No deal! Oak Ridge lab vax plaintiffs resume legal fight

By ExchangeMonitor

The five remaining plaintiffs who sued, and then seemingly settled, a lawsuit over the Oak Ridge National Laboratory’s COVID-19 vaccination policy decided to stick with suing the lab.

“The parties wish to report to the Court that they were unable to resolve this case through mediation,” and will resume active litigation, lawyers for the lab employees and UT-Battelle, said in a June 7 status report filed in the U.S. District Court for Eastern Tennessee.

Attorneys representing the joint venture made up of the University of Tennessee and Battelle made the contractor’s “last, best and final” offer in May to end the legal battle that started nearly two years ago over workplace vaccination policy at the Department of Energy-owned lab.

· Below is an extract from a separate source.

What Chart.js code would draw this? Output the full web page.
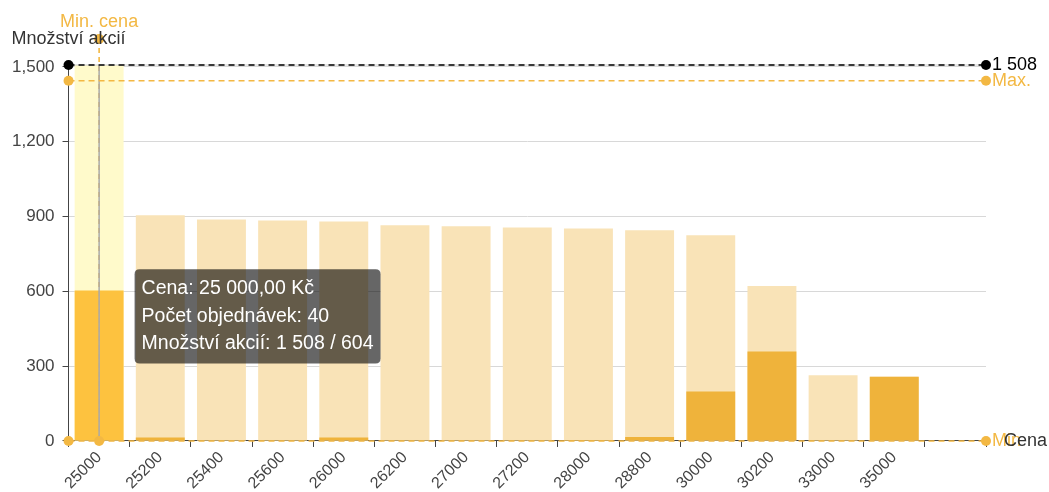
<!DOCTYPE html>
<html lang="cs">
<head>
<meta charset="utf-8">
<title>Množství akcií podle ceny</title>
<script src="https://cdn.jsdelivr.net/npm/chart.js@4/dist/chart.umd.min.js"></script>
<style>
  html, body { margin: 0; padding: 0; background: #fff; }
  #wrap { width: 1049px; height: 492px; }
</style>
</head>
<body>
<div id="wrap"><canvas id="graf"></canvas></div>
<script>
// data
const ceny = ['25000', '25200', '25400', '25600', '26000', '26200', '27000', '27200', '28000', '28800', '30000', '30200', '33000', '35000', ''];
const celkemAkcii = [1508, 905, 888, 884, 880, 865, 861, 856, 852, 845, 825, 622, 264, 258, null];
const prodanoAkcii = [604, 14, 3, 3, 14, 3, 3, 3, 4, 16, 198, 359, 3, 258, null];
const pocetObjednavek = [40];
const yTicks = [0, 300, 600, 900, 1200, 1500];
const maxLimit = 1445;
const minLimit = 0;
const minCenaIndex = 0;
const vybranyIndex = 0;   // zvýrazněný sloupec s tooltipem
const tooltipY = 500;

const FONT = "'Liberation Sans', Arial, Helvetica, sans-serif";
const ORANZOVA = '#f3b843';

const maxAkcii = Math.max(...celkemAkcii.filter(v => v != null));
const cz = n => n.toLocaleString('cs-CZ');
const kc = n => new Intl.NumberFormat('cs-CZ', { style: 'currency', currency: 'CZK' }).format(n);

const svetle = ceny.map((c, i) => i === vybranyIndex ? '#fffacb' : '#f9e3b7');
const tmave = ceny.map((c, i) => i === vybranyIndex ? '#fdc23f' : '#efb33b');

// tooltip vedle sloupce
Chart.Tooltip.positioners.vedleSloupce = function (items) {
  if (!items.length) return false;
  const el = items[0].element;
  return { x: el.x + el.width / 2 + 11, y: this.chart.scales.y.getPixelForValue(tooltipY) };
};

const bod = (ctx, x, y, barva) => {
  ctx.beginPath();
  ctx.arc(x, y, 5, 0, Math.PI * 2);
  ctx.fillStyle = barva;
  ctx.fill();
};

const carkovana = (ctx, x1, y1, x2, y2, barva, dash) => {
  ctx.beginPath();
  ctx.setLineDash(dash);
  ctx.strokeStyle = barva;
  ctx.lineWidth = 1.6;
  ctx.moveTo(x1, y1);
  ctx.lineTo(x2, y2);
  ctx.stroke();
  ctx.setLineDash([]);
};

const limity = {
  id: 'limity',
  afterDatasetsDraw(chart) {
    const { ctx, chartArea: a, scales: { x, y } } = chart;
    ctx.save();
    ctx.font = '18px ' + FONT;
    ctx.textBaseline = 'middle';

    // min. cena - svislá čára
    const mx = x.getPixelForValue(minCenaIndex);
    const topY = a.top - 26;
    carkovana(ctx, mx, topY, mx, a.bottom, ORANZOVA, [5, 4]);

    // šedá čára u vybraného sloupce
    const sx = x.getPixelForValue(vybranyIndex);
    ctx.beginPath();
    ctx.strokeStyle = '#aaaaaa';
    ctx.lineWidth = 1.5;
    ctx.moveTo(sx, a.top);
    ctx.lineTo(sx, a.bottom);
    ctx.stroke();

    // maximum akcií
    const yMax = y.getPixelForValue(maxAkcii);
    ctx.beginPath();
    ctx.strokeStyle = '#d0d0d0';
    ctx.lineWidth = 1;
    ctx.moveTo(a.left, yMax);
    ctx.lineTo(a.right, yMax);
    ctx.stroke();
    carkovana(ctx, a.left, yMax, a.right, yMax, '#000', [6, 4]);
    bod(ctx, a.left, yMax, '#000');
    bod(ctx, a.right, yMax, '#000');
    ctx.fillStyle = '#000';
    ctx.textAlign = 'left';
    ctx.fillText(cz(maxAkcii), a.right + 6, yMax);

    // Max. limit
    const yL = y.getPixelForValue(maxLimit);
    carkovana(ctx, a.left, yL, a.right, yL, ORANZOVA, [6, 4]);
    bod(ctx, a.left, yL, ORANZOVA);
    bod(ctx, a.right, yL, ORANZOVA);
    ctx.fillStyle = ORANZOVA;
    ctx.fillText('Max.', a.right + 6, yL);

    // Min limit
    const yM = y.getPixelForValue(minLimit);
    carkovana(ctx, a.left, yM, a.right, yM, ORANZOVA, [6, 4]);
    bod(ctx, a.left, yM, ORANZOVA);
    bod(ctx, a.right, yM, ORANZOVA);
    ctx.fillText('Min', a.right + 6, yM);

    // body a popisek min. ceny
    bod(ctx, mx, topY, ORANZOVA);
    bod(ctx, mx, a.bottom, ORANZOVA);
    ctx.textAlign = 'center';
    ctx.fillText('Min. cena', mx, topY - 17);

    // názvy os
    ctx.fillStyle = '#333';
    ctx.fillText('Množství akcií', a.left, topY);
    ctx.textAlign = 'left';
    ctx.fillText('Cena', a.right + 18, a.bottom);
    ctx.restore();
  }
};

const chart = new Chart(document.getElementById('graf'), {
  type: 'bar',
  data: {
    labels: ceny,
    datasets: [
      {
        label: 'Prodáno',
        data: prodanoAkcii,
        backgroundColor: tmave,
        categoryPercentage: 1,
        barPercentage: 0.8
      },
      {
        label: 'Celkem',
        data: celkemAkcii,
        backgroundColor: svetle,
        categoryPercentage: 1,
        barPercentage: 0.8
      }
    ]
  },
  options: {
    responsive: true,
    maintainAspectRatio: false,
    animation: false,
    events: [],
    locale: 'en-US',
    layout: { padding: { top: 65, right: 63, left: 4, bottom: -2 } },
    scales: {
      x: {
        stacked: true,
        afterFit: s => { s.paddingLeft = 0; s.paddingRight = 0; },
        grid: { drawOnChartArea: false, tickColor: '#444', tickLength: 6 },
        border: { color: '#444' },
        ticks: { autoSkip: false, minRotation: 45, maxRotation: 45, color: '#444', padding: 1, font: { family: FONT, size: 16 } }
      },
      y: {
        stacked: false,
        min: 0,
        max: maxAkcii,
        afterBuildTicks: axis => { axis.ticks = yTicks.map(v => ({ value: v })); },
        grid: { color: '#d8d8d8', tickColor: '#444', tickLength: 6 },
        border: { color: '#444' },
        ticks: { color: '#444', padding: 8, font: { family: FONT, size: 17 } }
      }
    },
    plugins: {
      legend: { display: false },
      tooltip: {
        position: 'vedleSloupce',
        xAlign: 'left',
        yAlign: 'center',
        caretSize: 0,
        caretPadding: 0,
        backgroundColor: 'rgba(0, 0, 0, 0.6)',
        bodyColor: '#fff',
        bodyFont: { family: FONT, size: 19.5 },
        bodySpacing: 4,
        padding: { top: 8, bottom: 8, left: 7, right: 7 },
        cornerRadius: 5,
        displayColors: false,
        callbacks: {
          title: () => '',
          label: c => {
            const i = c.dataIndex;
            return [
              'Cena: ' + kc(Number(ceny[i])),
              'Počet objednávek: ' + (pocetObjednavek[i] ?? '–'),
              'Množství akcií: ' + cz(celkemAkcii[i]) + ' / ' + cz(prodanoAkcii[i])
            ];
          }
        }
      }
    }
  },
  plugins: [limity]
});

chart.tooltip.setActiveElements([{ datasetIndex: 0, index: vybranyIndex }], { x: 0, y: 0 });
chart.update();
</script>
</body>
</html>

After being unable to reach a settlement following the latest extension from U.S. District Judge Charles Atchley, the attorneys met June 6 and agreed to a timetable for resuming the lawsuit.

Any motions for summary judgment, which would allow the court to rule for one side or another without a full trial, “shall be filed as soon as possible, but no later than March 1, 2024,” according to the joint filing.

A trial would take probably about 10 days, according to the filing.

Mediator Chadwick Hatmaker, an attorney in the Knoxville area, filed a one-page form with the court on June 7, saying mediation was terminated without settlement. A telephone conference with Judge Atchley and the parties is scheduled this Wednesday, presumably to discuss details for resumption of the legal fight.

The remaining plaintiffs in the case are Jeffrey and Jessica Bilyeu, Stephanie Bruffey, Gregory Sheets and William Webb, according to the online court documents. A sixth plaintiff, Mark Cofer, dropped out of the litigation in May, according to online court documents.

The case dates back to October 2021 when the plaintiffs who had sought religious or medical exemptions from mandatory inoculation said the policy gave them little choice but to either take the COVID-19 shot or sacrifice their income from their national laboratory job.

Along the way, the employees returned to work after a restraining order in another federal court was issued. The administration of President Joe Biden this spring vacated the remaining COVID-19 vaccination rules for federal workers and contractors that were instituted during the pandemic.